*What is required*.
Your output is the lines from the first one to the one containing "26.1, 21.2, 18.7, 16.8, 16.8]", repeated exactly, with images left out.

*Dataset excerpt*.

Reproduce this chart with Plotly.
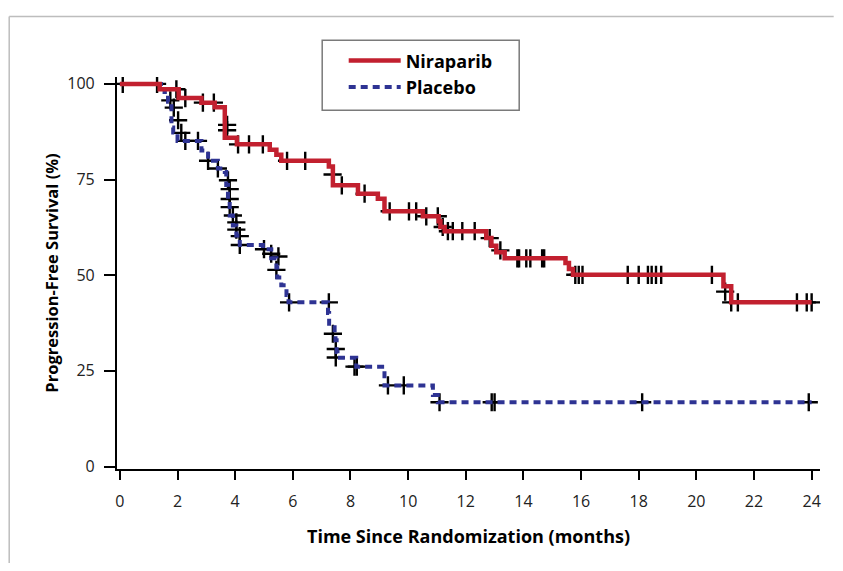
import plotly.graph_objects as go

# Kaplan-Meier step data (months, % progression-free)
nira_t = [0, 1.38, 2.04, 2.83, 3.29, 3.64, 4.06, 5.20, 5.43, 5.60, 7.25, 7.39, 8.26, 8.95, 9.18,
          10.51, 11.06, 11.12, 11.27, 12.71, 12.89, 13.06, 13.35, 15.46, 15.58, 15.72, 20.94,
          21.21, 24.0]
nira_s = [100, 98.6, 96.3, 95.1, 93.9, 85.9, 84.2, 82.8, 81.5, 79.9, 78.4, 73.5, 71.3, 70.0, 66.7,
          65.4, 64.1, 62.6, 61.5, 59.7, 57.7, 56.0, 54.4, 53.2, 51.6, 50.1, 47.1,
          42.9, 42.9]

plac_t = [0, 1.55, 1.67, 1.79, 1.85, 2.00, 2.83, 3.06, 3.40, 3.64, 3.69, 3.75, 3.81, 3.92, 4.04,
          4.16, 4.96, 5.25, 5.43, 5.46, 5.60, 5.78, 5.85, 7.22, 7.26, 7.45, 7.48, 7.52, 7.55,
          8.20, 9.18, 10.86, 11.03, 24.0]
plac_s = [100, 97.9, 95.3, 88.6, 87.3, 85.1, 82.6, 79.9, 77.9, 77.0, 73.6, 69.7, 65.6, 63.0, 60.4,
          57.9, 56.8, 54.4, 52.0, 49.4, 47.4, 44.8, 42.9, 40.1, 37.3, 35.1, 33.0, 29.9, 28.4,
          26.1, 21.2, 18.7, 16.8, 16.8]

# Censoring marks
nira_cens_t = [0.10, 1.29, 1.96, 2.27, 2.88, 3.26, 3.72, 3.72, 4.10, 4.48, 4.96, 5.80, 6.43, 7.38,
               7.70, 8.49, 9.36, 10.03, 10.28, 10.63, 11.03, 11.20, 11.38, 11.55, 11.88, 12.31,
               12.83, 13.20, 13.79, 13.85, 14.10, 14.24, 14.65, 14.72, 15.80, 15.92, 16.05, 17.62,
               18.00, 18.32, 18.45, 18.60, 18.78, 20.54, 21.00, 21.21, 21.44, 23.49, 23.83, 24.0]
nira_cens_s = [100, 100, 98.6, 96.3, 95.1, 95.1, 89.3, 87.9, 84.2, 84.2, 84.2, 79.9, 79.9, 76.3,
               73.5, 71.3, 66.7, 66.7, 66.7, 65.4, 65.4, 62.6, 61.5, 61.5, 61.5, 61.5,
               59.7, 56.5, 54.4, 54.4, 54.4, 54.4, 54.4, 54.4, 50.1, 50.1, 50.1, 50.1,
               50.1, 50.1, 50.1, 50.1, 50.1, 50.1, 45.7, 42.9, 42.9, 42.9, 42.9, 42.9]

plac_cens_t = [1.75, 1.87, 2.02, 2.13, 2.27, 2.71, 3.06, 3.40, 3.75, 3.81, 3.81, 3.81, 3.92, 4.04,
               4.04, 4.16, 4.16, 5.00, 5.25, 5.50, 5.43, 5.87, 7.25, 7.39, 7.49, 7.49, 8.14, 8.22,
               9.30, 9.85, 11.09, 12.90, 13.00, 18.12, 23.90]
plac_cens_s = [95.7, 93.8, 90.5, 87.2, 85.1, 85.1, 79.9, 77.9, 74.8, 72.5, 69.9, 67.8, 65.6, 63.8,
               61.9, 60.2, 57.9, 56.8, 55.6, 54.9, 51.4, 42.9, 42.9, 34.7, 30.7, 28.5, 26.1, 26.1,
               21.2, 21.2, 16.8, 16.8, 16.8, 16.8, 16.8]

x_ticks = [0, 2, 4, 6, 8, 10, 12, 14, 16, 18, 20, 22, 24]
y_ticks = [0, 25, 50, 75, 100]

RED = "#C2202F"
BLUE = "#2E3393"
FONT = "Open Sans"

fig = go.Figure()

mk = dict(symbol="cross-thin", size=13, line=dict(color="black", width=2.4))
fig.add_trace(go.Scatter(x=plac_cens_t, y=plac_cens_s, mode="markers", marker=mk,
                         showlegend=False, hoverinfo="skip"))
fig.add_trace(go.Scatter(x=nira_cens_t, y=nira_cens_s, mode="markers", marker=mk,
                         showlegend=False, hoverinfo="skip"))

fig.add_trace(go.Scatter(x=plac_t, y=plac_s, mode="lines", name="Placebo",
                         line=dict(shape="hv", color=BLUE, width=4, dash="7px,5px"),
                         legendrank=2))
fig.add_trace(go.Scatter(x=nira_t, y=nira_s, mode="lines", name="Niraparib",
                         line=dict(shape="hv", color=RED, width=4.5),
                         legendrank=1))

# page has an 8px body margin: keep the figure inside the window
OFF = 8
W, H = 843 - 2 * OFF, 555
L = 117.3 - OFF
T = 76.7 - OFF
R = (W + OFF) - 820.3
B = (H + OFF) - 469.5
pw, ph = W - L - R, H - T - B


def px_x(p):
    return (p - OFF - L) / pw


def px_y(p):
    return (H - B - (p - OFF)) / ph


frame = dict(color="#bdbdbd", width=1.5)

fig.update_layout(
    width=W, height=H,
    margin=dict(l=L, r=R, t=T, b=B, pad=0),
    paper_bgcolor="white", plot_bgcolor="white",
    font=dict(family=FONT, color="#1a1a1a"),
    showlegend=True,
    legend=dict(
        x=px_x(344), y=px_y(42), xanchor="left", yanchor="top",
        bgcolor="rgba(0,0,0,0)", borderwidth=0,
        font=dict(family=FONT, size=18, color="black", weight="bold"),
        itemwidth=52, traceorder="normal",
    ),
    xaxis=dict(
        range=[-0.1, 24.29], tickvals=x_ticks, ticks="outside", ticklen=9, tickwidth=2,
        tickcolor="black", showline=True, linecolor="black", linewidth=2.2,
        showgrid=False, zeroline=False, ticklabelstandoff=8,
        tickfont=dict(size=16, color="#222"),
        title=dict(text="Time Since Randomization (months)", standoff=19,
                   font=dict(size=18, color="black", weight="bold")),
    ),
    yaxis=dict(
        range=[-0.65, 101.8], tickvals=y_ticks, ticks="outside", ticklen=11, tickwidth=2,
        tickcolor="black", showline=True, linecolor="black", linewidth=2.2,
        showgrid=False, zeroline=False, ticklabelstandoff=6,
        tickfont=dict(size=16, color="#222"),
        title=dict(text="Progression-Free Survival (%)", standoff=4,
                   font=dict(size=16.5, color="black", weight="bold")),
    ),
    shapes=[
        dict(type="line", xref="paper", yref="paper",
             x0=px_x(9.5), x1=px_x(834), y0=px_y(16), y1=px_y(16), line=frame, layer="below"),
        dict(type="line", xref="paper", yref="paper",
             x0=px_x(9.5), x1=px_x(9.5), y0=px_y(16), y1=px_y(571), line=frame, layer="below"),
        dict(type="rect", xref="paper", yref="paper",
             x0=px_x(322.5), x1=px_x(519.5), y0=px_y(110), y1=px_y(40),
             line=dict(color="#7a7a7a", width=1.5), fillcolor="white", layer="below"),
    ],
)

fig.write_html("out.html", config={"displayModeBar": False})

*Full answer*.
Reproduce this chart with Plotly.
import plotly.graph_objects as go

# Kaplan-Meier step data (months, % progression-free)
nira_t = [0, 1.38, 2.04, 2.83, 3.29, 3.64, 4.06, 5.20, 5.43, 5.60, 7.25, 7.39, 8.26, 8.95, 9.18,
          10.51, 11.06, 11.12, 11.27, 12.71, 12.89, 13.06, 13.35, 15.46, 15.58, 15.72, 20.94,
          21.21, 24.0]
nira_s = [100, 98.6, 96.3, 95.1, 93.9, 85.9, 84.2, 82.8, 81.5, 79.9, 78.4, 73.5, 71.3, 70.0, 66.7,
          65.4, 64.1, 62.6, 61.5, 59.7, 57.7, 56.0, 54.4, 53.2, 51.6, 50.1, 47.1,
          42.9, 42.9]

plac_t = [0, 1.55, 1.67, 1.79, 1.85, 2.00, 2.83, 3.06, 3.40, 3.64, 3.69, 3.75, 3.81, 3.92, 4.04,
          4.16, 4.96, 5.25, 5.43, 5.46, 5.60, 5.78, 5.85, 7.22, 7.26, 7.45, 7.48, 7.52, 7.55,
          8.20, 9.18, 10.86, 11.03, 24.0]
plac_s = [100, 97.9, 95.3, 88.6, 87.3, 85.1, 82.6, 79.9, 77.9, 77.0, 73.6, 69.7, 65.6, 63.0, 60.4,
          57.9, 56.8, 54.4, 52.0, 49.4, 47.4, 44.8, 42.9, 40.1, 37.3, 35.1, 33.0, 29.9, 28.4,
          26.1, 21.2, 18.7, 16.8, 16.8]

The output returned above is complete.